LAHORE: The International Centre of Pakistani Writing in English (ICPWE) of the Kinnaird College celebrated Bapsi Sidhwa, an alumna of the institute, in a conference on Thursday.

Speaking at a panel discussion, writer, teacher and actor Navid Shahzad said Bapsi was rooted in Lahore. She added that Bapsi was irreverent at places in her novels, especially The Crow Eaters, and that’s what Bapsi was all about. “And it was due to this trait that she created characters that lived beyond their age and had a life of their own.”

She said she created the character of Lenny in Ice Candy Man because children don’t lie about what they see. She said the young writers could learn a lot from Bapsi in whose works there were so many voices and each voice was a noticeable voice.

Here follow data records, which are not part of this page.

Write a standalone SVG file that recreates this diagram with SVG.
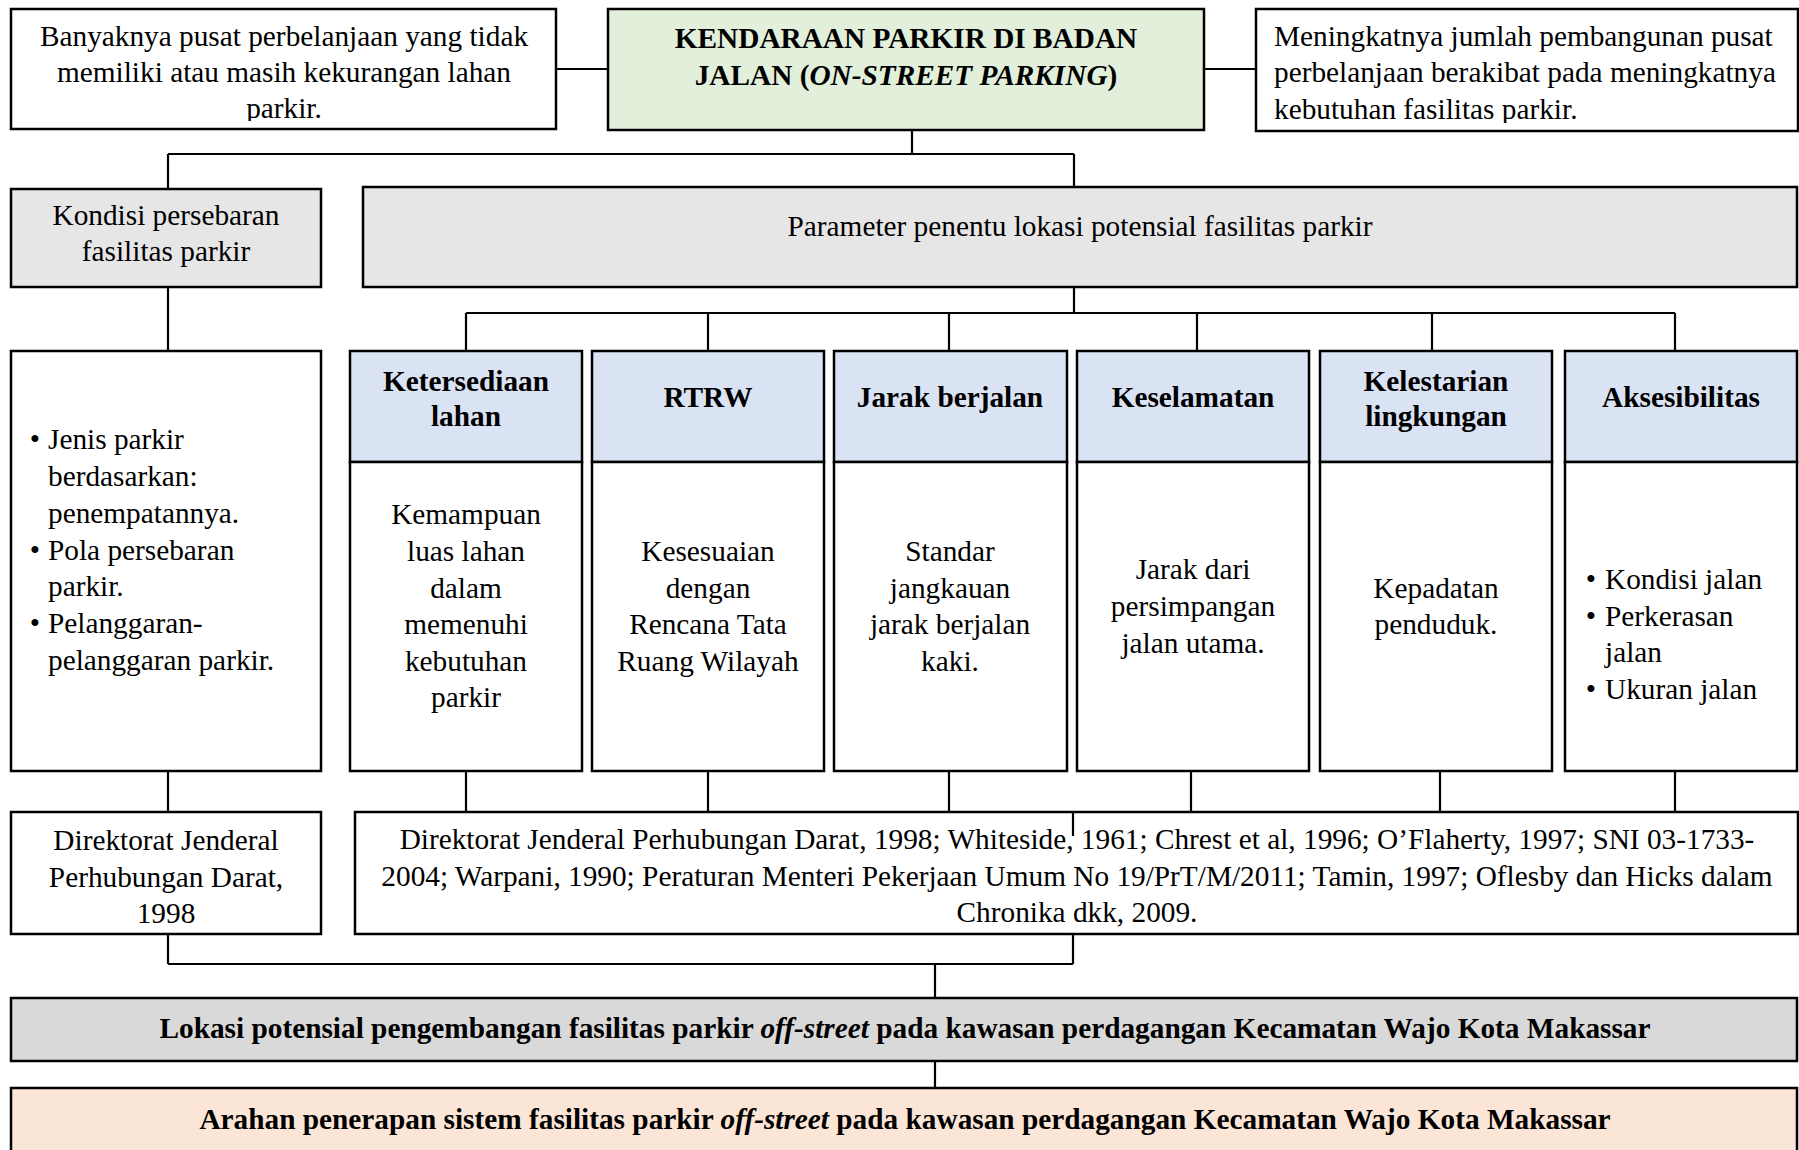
<svg xmlns="http://www.w3.org/2000/svg" width="1799" height="1150" viewBox="0 0 1799 1150">
<defs>
<style>
.box{stroke:#000;stroke-width:2.5}
.w{fill:#fff}
.g{fill:#e7e6e6}
.gr{fill:#e2efda}
.bl{fill:#dae3f3}
.lk{fill:#d9d9d9}
.ar{fill:#fbe5d6}
text{font-family:"Liberation Serif","Times New Roman",serif;font-size:29.3px;fill:#000}
.c{text-anchor:middle}
.b{font-weight:bold}
.i{font-style:italic}
.conn{stroke:#000;stroke-width:2.2;fill:none}
</style>
<clipPath id="clipTL"><rect x="11" y="9" width="546" height="112"/></clipPath>
<clipPath id="clipTR"><rect x="1256" y="9" width="543" height="114"/></clipPath>
</defs>
<rect width="1799" height="1150" fill="#fff"/>

<g id="node-top-left">
<rect class="box w" x="11" y="9" width="545" height="120"/>
<g clip-path="url(#clipTL)">
<text class="c" x="284" y="46">Banyaknya pusat perbelanjaan yang tidak</text>
<text class="c" x="284" y="82">memiliki atau masih kekurangan lahan</text>
<text class="c" x="284" y="118">parkir.</text>
</g>
</g>

<g id="node-main">
<rect class="box gr" x="608" y="9" width="596" height="121"/>
<text class="c b" x="906" y="48">KENDARAAN PARKIR DI BADAN</text>
<text class="c b" x="906" y="85">JALAN (<tspan class="i">ON-STREET PARKING</tspan>)</text>
</g>

<g id="node-top-right">
<rect class="box w" x="1256" y="9" width="542" height="122"/>
<g clip-path="url(#clipTR)">
<text x="1274" y="46">Meningkatnya jumlah pembangunan pusat</text>
<text x="1274" y="82">perbelanjaan berakibat pada meningkatnya</text>
<text x="1274" y="119">kebutuhan fasilitas parkir.</text>
</g>
</g>

<g id="node-kondisi">
<rect class="box g" x="11" y="189" width="310" height="98"/>
<text class="c" x="166" y="225">Kondisi persebaran</text>
<text class="c" x="166" y="261">fasilitas parkir</text>
</g>

<g id="node-parameter">
<rect class="box g" x="363" y="187" width="1434" height="100"/>
<text class="c" x="1080" y="236">Parameter penentu lokasi potensial fasilitas parkir</text>
</g>

<g id="node-jenis">
<rect class="box w" x="11" y="351" width="310" height="420"/>
<text class="c" x="35" y="449">•</text>
<text x="48" y="449">Jenis parkir</text>
<text x="48" y="486">berdasarkan:</text>
<text x="48" y="522.5">penempatannya.</text>
<text class="c" x="35" y="559.5">•</text>
<text x="48" y="559.5">Pola persebaran</text>
<text x="48" y="596">parkir.</text>
<text class="c" x="35" y="633">•</text>
<text x="48" y="633">Pelanggaran-</text>
<text x="48" y="670">pelanggaran parkir.</text>
</g>

<g id="node-ketersediaan">
<rect class="box bl" x="350" y="351" width="232" height="111"/>
<rect class="box w" x="350" y="462" width="232" height="309"/>
<text class="c b" x="466" y="391">Ketersediaan</text>
<text class="c b" x="466" y="426">lahan</text>
<text class="c" x="466" y="524">Kemampuan</text>
<text class="c" x="466" y="561">luas lahan</text>
<text class="c" x="466" y="597.5">dalam</text>
<text class="c" x="466" y="634">memenuhi</text>
<text class="c" x="466" y="670.5">kebutuhan</text>
<text class="c" x="466" y="707">parkir</text>
</g>

<g id="node-rtrw">
<rect class="box bl" x="592" y="351" width="232" height="111"/>
<rect class="box w" x="592" y="462" width="232" height="309"/>
<text class="c b" x="708" y="407">RTRW</text>
<text class="c" x="708" y="561">Kesesuaian</text>
<text class="c" x="708" y="597.5">dengan</text>
<text class="c" x="708" y="634">Rencana Tata</text>
<text class="c" x="708" y="670.5">Ruang Wilayah</text>
</g>

<g id="node-jarak">
<rect class="box bl" x="834" y="351" width="233" height="111"/>
<rect class="box w" x="834" y="462" width="233" height="309"/>
<text class="c b" x="950" y="407">Jarak berjalan</text>
<text class="c" x="950" y="561">Standar</text>
<text class="c" x="950" y="597.5">jangkauan</text>
<text class="c" x="950" y="634">jarak berjalan</text>
<text class="c" x="950" y="670.5">kaki.</text>
</g>

<g id="node-keselamatan">
<rect class="box bl" x="1077" y="351" width="232" height="111"/>
<rect class="box w" x="1077" y="462" width="232" height="309"/>
<text class="c b" x="1193" y="407">Keselamatan</text>
<text class="c" x="1193" y="579">Jarak dari</text>
<text class="c" x="1193" y="616">persimpangan</text>
<text class="c" x="1193" y="652.5">jalan utama.</text>
</g>

<g id="node-kelestarian">
<rect class="box bl" x="1320" y="351" width="232" height="111"/>
<rect class="box w" x="1320" y="462" width="232" height="309"/>
<text class="c b" x="1436" y="391">Kelestarian</text>
<text class="c b" x="1436" y="426">lingkungan</text>
<text class="c" x="1436" y="597.5">Kepadatan</text>
<text class="c" x="1436" y="634">penduduk.</text>
</g>

<g id="node-aksesibilitas">
<rect class="box bl" x="1565" y="351" width="232" height="111"/>
<rect class="box w" x="1565" y="462" width="232" height="309"/>
<text class="c b" x="1681" y="407">Aksesibilitas</text>
<text class="c" x="1591" y="589">•</text>
<text x="1605" y="589">Kondisi jalan</text>
<text class="c" x="1591" y="625.5">•</text>
<text x="1605" y="625.5">Perkerasan</text>
<text x="1605" y="662">jalan</text>
<text class="c" x="1591" y="699">•</text>
<text x="1605" y="699">Ukuran jalan</text>
</g>

<g id="node-ref-left">
<rect class="box w" x="11" y="812" width="310" height="122"/>
<text class="c" x="166" y="850">Direktorat Jenderal</text>
<text class="c" x="166" y="886.5">Perhubungan Darat,</text>
<text class="c" x="166" y="923">1998</text>
</g>

<g id="node-ref-right">
<rect class="box w" x="355" y="812" width="1443" height="122"/>
<text class="c" x="1077" y="849">Direktorat Jenderal Perhubungan Darat, 1998; Whiteside, 1961; Chrest et al, 1996; O’Flaherty, 1997; SNI 03-1733-</text>
<text class="c" x="1077" y="886">2004; Warpani, 1990; Peraturan Menteri Pekerjaan Umum No 19/PrT/M/2011; Tamin, 1997; Oflesby dan Hicks dalam</text>
<text class="c" x="1077" y="922">Chronika dkk, 2009.</text>
</g>

<g id="node-lokasi">
<rect class="box lk" x="11" y="998" width="1786" height="63"/>
<text class="c b" x="905" y="1038">Lokasi potensial pengembangan fasilitas parkir <tspan class="i">off-street</tspan> pada kawasan perdagangan Kecamatan Wajo Kota Makassar</text>
</g>

<g id="node-arahan">
<rect class="box ar" x="11" y="1088" width="1786" height="66"/>
<text class="c b" x="905" y="1129">Arahan penerapan sistem fasilitas parkir <tspan class="i">off-street</tspan> pada kawasan perdagangan Kecamatan Wajo Kota Makassar</text>
</g>

<g id="connectors" class="conn">
<path d="M556 69 H608 M1204 69 H1256"/>
<path d="M912 130 V154 M168 154 H1074 M168 154 V189 M1074 154 V187"/>
<path d="M168 287 V351"/>
<path d="M1074 287 V313 M466 313 H1675 M466 313 V351 M708 313 V351 M949 313 V351 M1197 313 V351 M1432 313 V351 M1675 313 V351"/>
<path d="M168 771 V812"/>
<path d="M466 771 V812 M708 771 V812 M949 771 V812 M1191 771 V812 M1440 771 V812 M1675 771 V812 M466 812 H1675"/>
<path d="M1073 812 V836"/>
<path d="M168 934 V964 M1073 934 V964 M168 964 H1073 M935 964 V998"/>
<path d="M935 1061 V1088"/>
</g>
</svg>
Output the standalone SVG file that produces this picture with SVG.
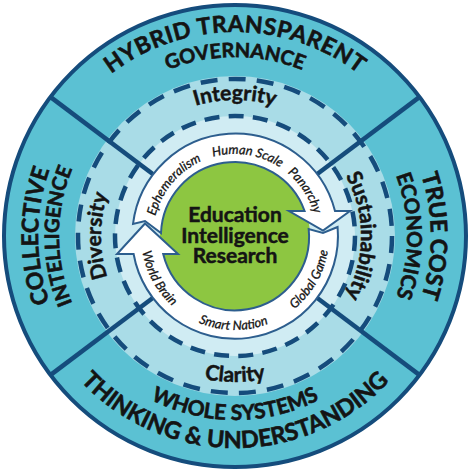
<svg xmlns="http://www.w3.org/2000/svg" width="470" height="470" viewBox="0 0 470 470">
<style>
.big{font-family:Lato,"Open Sans","Liberation Sans",sans-serif;font-weight:700;fill:#141414;stroke:#141414;stroke-width:0.6}
.mid{font-family:Lato,"Open Sans","Liberation Sans",sans-serif;font-weight:700;fill:#141414;stroke:#141414;stroke-width:0.5;font-size:21px}
.sm{font-family:Lato,"Open Sans","Liberation Sans",sans-serif;font-style:italic;fill:#141414;stroke:#141414;stroke-width:0.3;font-size:12.8px}
.ctr{font-family:Lato,"Open Sans","Liberation Sans",sans-serif;font-weight:700;fill:#141414;stroke:#141414;stroke-width:0.5;font-size:21px;text-anchor:middle}
.dash1{fill:none;stroke:#154C7C;stroke-width:4.5;stroke-dasharray:17 11.2}
.dash2{fill:none;stroke:#154C7C;stroke-width:4.5;stroke-dasharray:15 9.3}
.div{stroke:#154C7C;stroke-width:4.5;stroke-linecap:butt}
.arrow{fill:#fff;stroke:#2D5E8E;stroke-width:2;stroke-linejoin:miter}
</style>
<defs>
<path id="pTop1" d="M 31 236 A 204 204 0 0 1 439 236"/>
<path id="pTop2" d="M 56 236 A 179 179 0 0 1 414 236"/>
<path id="pLeft1" d="M 235 433 A 197 197 0 0 1 235 39"/>
<path id="pLeft2" d="M 235 412 A 176 176 0 0 1 235 60"/>
<path id="pRight1" d="M 235 40 A 196 196 0 0 1 235 432"/>
<path id="pRight2" d="M 235 64 A 172 172 0 0 1 235 408"/>
<path id="pBot1" d="M 51 236 A 184 184 0 0 0 419 236"/>
<path id="pBot2" d="M 23 236 A 212 212 0 0 0 447 236"/>
<path id="pInteg" d="M 99 236 A 136 136 0 0 1 371 236"/>
<path id="pClar" d="M 89 236 A 146 146 0 0 0 381 236"/>
<path id="pDiv" d="M 235 370 A 134 134 0 0 1 235 102"/>
<path id="pSust" d="M 235 110 A 126 126 0 0 1 235 362"/>
<path id="pEph" d="M 153.31 243.15 A 82 82 0 0 1 227.85 154.31"/>
<path id="pHum" d="M 186.8 169.66 A 82 82 0 0 1 301.34 187.8"/>
<path id="pPan" d="M 252.05 155.8 A 82 82 0 0 1 315.2 253.05"/>
<path id="pGlob" d="M 259.33 326.8 A 94 94 0 0 0 325.8 211.67"/>
<path id="pSmart" d="M 167.38 301.3 A 94 94 0 0 0 300.3 303.6"/>
<path id="pWorld" d="M 144.64 210.09 A 94 94 0 0 0 209.09 326.36"/>
</defs>
<rect width="470" height="470" fill="#fff"/>
<g id="rings">
<circle cx="235" cy="236" r="231" fill="#5BC1D3" stroke="#154C7C" stroke-width="4"/>
<circle cx="235" cy="236" r="160" fill="#A9DCE7"/>
<circle cx="235" cy="236" r="120" fill="#D0ECF3"/>
<circle class="dash1" cx="235" cy="236" r="157"/>
<circle class="dash2" cx="235" cy="236" r="120"/>
<line class="div" x1="317.26" y1="297.99" x2="418.68" y2="374.41"/>
<line class="div" x1="152.74" y1="297.99" x2="51.32" y2="374.41"/>
<line class="div" x1="152.74" y1="174.01" x2="51.32" y2="97.59"/>
<line class="div" x1="317.26" y1="174.01" x2="418.68" y2="97.59"/>
</g>
<g id="center">
<circle cx="235" cy="236" r="75" fill="#8DC641"/>
<text class="ctr" x="235" y="222">Education</text>
<text class="ctr" x="235" y="243">Intelligence</text>
<text class="ctr" x="235" y="263">Research</text>
</g>
<g id="connectors">
<path class="arrow" d="M 133 224 A 103 103 0 0 1 335 211 L 350 211 L 323 230.5 L 289 211 L 304.6 211 A 74 74 0 0 0 161 233 L 145 221 Z"/>
<path class="arrow" d="M 337.6 227 L 323 233 L 308.7 229 A 74 74 0 0 1 163.2 254 L 178 254 L 145 223.5 L 117 254 L 133.6 254 A 103 103 0 0 0 337.6 227 Z"/>
</g>
<g id="label-ephemeralism"><text class="sm" text-anchor="middle"><textPath href="#pEph" startOffset="50%">Ephemeralism</textPath></text></g>
<g id="label-human-scale"><text class="sm" text-anchor="middle"><textPath href="#pHum" startOffset="50%">Human Scale</textPath></text></g>
<g id="label-panarchy"><text class="sm" text-anchor="middle"><textPath href="#pPan" startOffset="50%">Panarchy</textPath></text></g>
<g id="label-global-game"><text class="sm" text-anchor="middle"><textPath href="#pGlob" startOffset="50%">Global Game</textPath></text></g>
<g id="label-smart-nation"><text class="sm" text-anchor="middle"><textPath href="#pSmart" startOffset="50%">Smart Nation</textPath></text></g>
<g id="label-world-brain"><text class="sm" text-anchor="middle"><textPath href="#pWorld" startOffset="50%">World Brain</textPath></text></g>
<g id="integrity"><text class="mid" text-anchor="middle"><textPath href="#pInteg" startOffset="50%">Integrity</textPath></text></g>
<g id="clarity"><text class="mid" text-anchor="middle"><textPath href="#pClar" startOffset="50%">Clarity</textPath></text></g>
<g id="diversity"><text class="mid" text-anchor="middle"><textPath href="#pDiv" startOffset="50%">Diversity</textPath></text></g>
<g id="sustainability"><text class="mid" text-anchor="middle"><textPath href="#pSust" startOffset="50%">Sustainability</textPath></text></g>
<g id="hybrid-governance">
<text class="big" font-size="23" letter-spacing="0.6" text-anchor="middle"><textPath href="#pTop1" startOffset="50%">HYBRID TRANSPARENT</textPath></text>
<text class="big" font-size="20" text-anchor="middle"><textPath href="#pTop2" startOffset="50%">GOVERNANCE</textPath></text>
</g>
<g id="collective-intelligence">
<text class="big" font-size="23" text-anchor="middle"><textPath href="#pLeft1" startOffset="50%">COLLECTIVE</textPath></text>
<text class="big" font-size="20" text-anchor="middle"><textPath href="#pLeft2" startOffset="50%">INTELLIGENCE</textPath></text>
</g>
<g id="true-cost-economics">
<text class="big" font-size="23" text-anchor="middle"><textPath href="#pRight1" startOffset="50%">TRUE COST</textPath></text>
<text class="big" font-size="20.5" text-anchor="middle"><textPath href="#pRight2" startOffset="50%">ECONOMICS</textPath></text>
</g>
<g id="whole-systems">
<text class="big" font-size="21" text-anchor="middle"><textPath href="#pBot1" startOffset="50%">WHOLE SYSTEMS</textPath></text>
<text class="big" font-size="23.5" text-anchor="middle"><textPath href="#pBot2" startOffset="50%">THINKING &amp; UNDERSTANDING</textPath></text>
</g>
</svg>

Ms Shahzad said that long before the idea of post-colonial feminism became the subject that all feminists started to write about, Bapsi had introduced it in her works. She suggested that Bapsi had to be seen in the context of post-colonial theory and a writer with post-colonial expectations as well as ambitions. “She was way ahead of her times,” she declared.

Navid Shahzad pointed out that the late novelist’s Parsi identity was important because being a Parsi she was at a neutral point between two opposing of binaries of Hindus and Muslims, which was why she created a seven-year-old child Lenny who was privileged child of a privileged Parsi family and placed her in a well-guarded home from where she looked at the characters. She called The Ice Candy Man a quasi-historical novel because it did talk about history.

Fawzia Afzal-Khan said Bapsi Sidhwa paid a great deal of attention, not to the rulers but to the people living on ground. She wrote beautifully crafted novels and her short stories came from the heart, which did not mean that she was not writing at a certain intellectual level. “The way of communication of her ideas on the written page gathered wider readership for her, which was a hallmark of a truly great writer.”

Ms Khan said she got to know about Bapsi’s works at the end of her PhD and she was sad that she did not know about this great writer earlier to incorporate her works in her dissertation.

Ms Khan said Bapsi used to stay at her home and she inspired her to become a political activist.

Earlier, in his welcome address, Dr Waseem Anwar, the director of the ICPWE, said Bapsi was an unforgettable alumna for the Kinnaird. He said she was a South Asian in the regional sense and worldwide in a global context. He said one of the reasons for celebrating Bapsi was that she was a Pakka Lahori, starting from her house on Waris Road. He mentioned the wide spectrum of her works from Partition to The Pakistani Bride and An American Brat.

Video messages of Waqas Khwaja, Feroza Jussawala, Parizad Sethna and others were played on screen on the occasion.